Moral expertise is real, but limited. Philosophers refine approximation methods. That’s genuine expertise. But it doesn’t grant authority over which cluster to aim at. That should be determined by what humans actually value—perhaps, as Yudkowsky’s Coherent Extrapolated Volition would argue, after substantial time and reflection—not by what philosophers argue they should value.
Morality is neither subjective nor objective. It’s not arbitrary like favorite colors, nor mind-independent like mathematics. It’s closest to language, money, or law: real patterns that exist because of collective human activity, and that constrain individuals once they exist. Human ethics isn’t “true”—it’s just what humans do.
Our intuitions are noisy samples from the cluster. Neither infallible nor arbitrary. Philosophical “edge cases” where intuitions and theories diverge are just regions where our approximation methods have high variance. They reveal less about deep truths and more about the limits of our tools.
The AI Alignment Problem
This brings me to Amanda Askell, Anthropic’s philosopher-in-residence. She has a tough job indeed. In specifying Claude’s “character“—the values and dispositions that guide how the model behaves—she and her colleagues must approximate the human value-cluster well enough that the system behaves in ways we’d endorse, across millions of diverse interactions. No single moral theory suffices. The approximation must be robust to edge cases where our theories diverge.

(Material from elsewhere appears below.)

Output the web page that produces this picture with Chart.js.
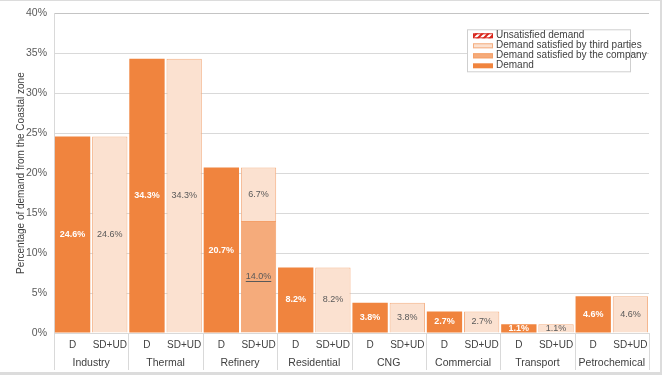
<!DOCTYPE html>
<html>
<head>
<meta charset="utf-8">
<script src="https://cdn.jsdelivr.net/npm/chart.js@4.4.1/dist/chart.umd.min.js"></script>
<style>
  html, body { margin: 0; padding: 0; background: #fff; }
  #wrap { position: relative; width: 666px; height: 378px; }
</style>
</head>
<body>
<div id="wrap"><canvas id="demandChart"></canvas></div>
<script>
// categories and bar labels
const categories = ['Industry', 'Thermal', 'Refinery', 'Residential', 'CNG', 'Commercial', 'Transport', 'Petrochemical'];
const barLabels = ['D', 'SD+UD'];

// values in %
const demand = [24.6, 34.3, 20.7, 8.2, 3.8, 2.7, 1.1, 4.6];
const satisfiedCompany = [0, 0, 14.0, 0, 0, 0, 0, 0];
const satisfiedThird = [24.6, 34.3, 6.7, 8.2, 3.8, 2.7, 1.1, 4.6];
const unsatisfied = [0, 0, 0, 0, 0, 0, 0, 0];

const yTicks = [0, 5, 10, 15, 20, 25, 30, 35, 40];

const FONT = 'Liberation Sans';

// 16 slots: D then SD+UD for each category
const xLabels = [];
categories.forEach(() => barLabels.forEach(b => xLabels.push(b)));

function onD(arr) {
    const out = [];
    arr.forEach(v => { out.push(v); out.push(null); });
    return out;
}
function onSD(arr) {
    const out = [];
    arr.forEach(v => { out.push(null); out.push(v); });
    return out;
}

// red hatch for unsatisfied demand
function hatch() {
    const c = document.createElement('canvas');
    c.width = 6; c.height = 6;
    const g = c.getContext('2d');
    g.fillStyle = '#fff';
    g.fillRect(0, 0, 6, 6);
    g.strokeStyle = '#D9261C';
    g.lineWidth = 2;
    g.beginPath();
    g.moveTo(0, 6); g.lineTo(6, 0);
    g.moveTo(-3, 3); g.lineTo(3, -3);
    g.moveTo(3, 9); g.lineTo(9, 3);
    g.stroke();
    return g.createPattern(c, 'repeat');
}

const dataChart = {
    labels: xLabels,
    datasets: [
        {
            label: 'Demand',
            data: onD(demand),
            backgroundColor: '#F0843E',
            borderWidth: 0
        },
        {
            label: 'Demand satisfied by the company',
            data: onSD(satisfiedCompany),
            backgroundColor: '#F5AB7B',
            borderColor: '#F4A06A',
            borderWidth: 1
        },
        {
            label: 'Demand satisfied by third parties',
            data: onSD(satisfiedThird),
            backgroundColor: '#FBE1D0',
            borderColor: '#F4AF82',
            borderWidth: 1
        },
        {
            label: 'Unsatisfied demand',
            data: onSD(unsatisfied),
            backgroundColor: hatch(),
            borderColor: '#D9261C',
            borderWidth: 1
        }
    ]
};

// value labels in the middle of each bar
const valueLabels = {
    id: 'valueLabels',
    afterDatasetsDraw(chart) {
        const ctx = chart.ctx;
        ctx.save();
        ctx.textAlign = 'center';
        ctx.textBaseline = 'middle';
        chart.data.datasets.forEach((ds, di) => {
            const meta = chart.getDatasetMeta(di);
            meta.data.forEach((bar, i) => {
                const v = ds.data[i];
                if (v === null || v <= 0) return;
                const txt = v.toFixed(1) + '%';
                const y = (bar.y + bar.base) / 2;
                if (di === 0) {
                    ctx.font = 'bold 9px "' + FONT + '"';
                    ctx.fillStyle = '#ffffff';
                } else {
                    ctx.font = '9px "' + FONT + '"';
                    ctx.fillStyle = '#595959';
                }
                ctx.fillText(txt, bar.x, y);
                if (di === 1) {
                    // this one is underlined in the original
                    const w = ctx.measureText(txt).width;
                    ctx.strokeStyle = '#595959';
                    ctx.lineWidth = 1;
                    ctx.beginPath();
                    ctx.moveTo(bar.x - w / 2, Math.round(y + 4) + 0.5);
                    ctx.lineTo(bar.x + w / 2, Math.round(y + 4) + 0.5);
                    ctx.stroke();
                }
            });
        });
        ctx.restore();
    }
};

// vertical separators between categories under the axis
const catLines = {
    id: 'catLines',
    afterDraw(chart) {
        const ctx = chart.ctx;
        const x2 = chart.scales.x2;
        ctx.save();
        ctx.strokeStyle = '#d9d9d9';
        ctx.lineWidth = 1;
        for (let i = 0; i <= categories.length; i++) {
            const px = Math.round(x2.getPixelForValue(i - 0.5)) + 0.5;
            ctx.beginPath();
            ctx.moveTo(px, chart.chartArea.bottom);
            ctx.lineTo(px, 370);
            ctx.stroke();
        }
        ctx.restore();
    }
};

// legend box inside the plot, reversed order
const boxLegend = {
    id: 'boxLegend',
    afterDraw(chart) {
        const ctx = chart.ctx;
        const a = chart.chartArea;
        const bx = a.right - 182, by = a.top + 16, bw = 163, bh = 42;
        ctx.save();
        ctx.fillStyle = '#fff';
        ctx.fillRect(bx, by, bw, bh);
        ctx.strokeStyle = '#cfcfcf';
        ctx.lineWidth = 1;
        ctx.strokeRect(bx + 0.5, by + 0.5, bw, bh);
        const items = chart.data.datasets.slice().reverse();
        ctx.font = '10px "' + FONT + '"';
        ctx.textBaseline = 'middle';
        ctx.textAlign = 'left';
        items.forEach((ds, i) => {
            const cy = by + 6 + i * 10;
            ctx.fillStyle = ds.backgroundColor;
            ctx.fillRect(bx + 6, cy - 2, 20, 5);
            if (ds.borderWidth) {
                ctx.strokeStyle = ds.borderColor;
                ctx.strokeRect(bx + 6.5, cy - 1.5, 19, 4);
            }
            ctx.fillStyle = '#404040';
            ctx.fillText(ds.label, bx + 29, cy);
        });
        ctx.restore();
    }
};

// outer frame
const frame = {
    id: 'frame',
    afterDraw(chart) {
        const ctx = chart.ctx;
        ctx.save();
        ctx.fillStyle = '#dcdcdc';
        ctx.fillRect(0, 0, 662, 1);
        ctx.fillRect(660, 0, 2, 375);
        ctx.fillRect(0, 372, 662, 3);
        ctx.restore();
    }
};

const configChart = {
    type: 'bar',
    data: dataChart,
    options: {
        responsive: true,
        maintainAspectRatio: false,
        animation: false,
        layout: { padding: { left: 12, right: 17, top: 13, bottom: 5 } },
        datasets: { bar: { categoryPercentage: 1, barPercentage: 0.95 } },
        plugins: {
            legend: { display: false },
            tooltip: { enabled: false }
        },
        scales: {
            x: {
                stacked: true,
                offset: true,
                grid: { display: false, drawTicks: false },
                border: { color: '#d9d9d9' },
                ticks: {
                    autoSkip: false,
                    maxRotation: 0,
                    padding: 6,
                    color: '#404040',
                    font: { family: FONT, size: 10 }
                },
                afterFit(s) { s.height = 20; }
            },
            x2: {
                type: 'category',
                labels: categories,
                position: 'bottom',
                offset: true,
                grid: { display: false, drawTicks: false },
                border: { display: false },
                ticks: {
                    padding: 4,
                    color: '#404040',
                    font: { family: FONT, size: 10.5 }
                },
                afterFit(s) { s.height = 20; }
            },
            y: {
                stacked: true,
                min: 0,
                max: 40,
                afterBuildTicks(s) { s.ticks = yTicks.map(v => ({ value: v })); },
                grid: {
                    color: c => (c.tick && c.tick.value === 40 ? '#c4c4c4' : '#d9d9d9'),
                    drawTicks: false
                },
                border: { color: '#d9d9d9' },
                ticks: {
                    padding: 7,
                    color: '#595959',
                    font: { family: FONT, size: 10.5 },
                    callback: v => v + '%'
                },
                title: {
                    display: true,
                    text: 'Percentage of demand from the Coastal zone',
                    color: '#404040',
                    font: { family: FONT, size: 10 },
                    padding: { top: 3, bottom: 0 }
                },
                afterFit(s) { s.width = 42; }
            }
        }
    },
    plugins: [valueLabels, catLines, boxLegend, frame]
};

const myChart = new Chart(document.getElementById('demandChart'), configChart);
</script>
</body>
</html>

I have newfound respect for Yudkowsky’s Coherent Extrapolated Volition. It asks: “What would humans want if we knew more, thought faster, were more the people we wished we were?” That’s asking: where’s the center of the cluster, after you remove noise and inconsistency? This view validates the structure of CEV while dropping the realist implication that there’s One True Answer. The cluster is real, but contingent.
And, of course, AIs trained on very different data, or optimizing very different objectives, might develop a different cluster. Not misaligned in the sense of “pursuing human values badly,” but genuinely alien—coherent values that don’t overlap with ours. A different attractor.
What a strange, alien prospect indeed.




The linear algebra metaphor is really cool.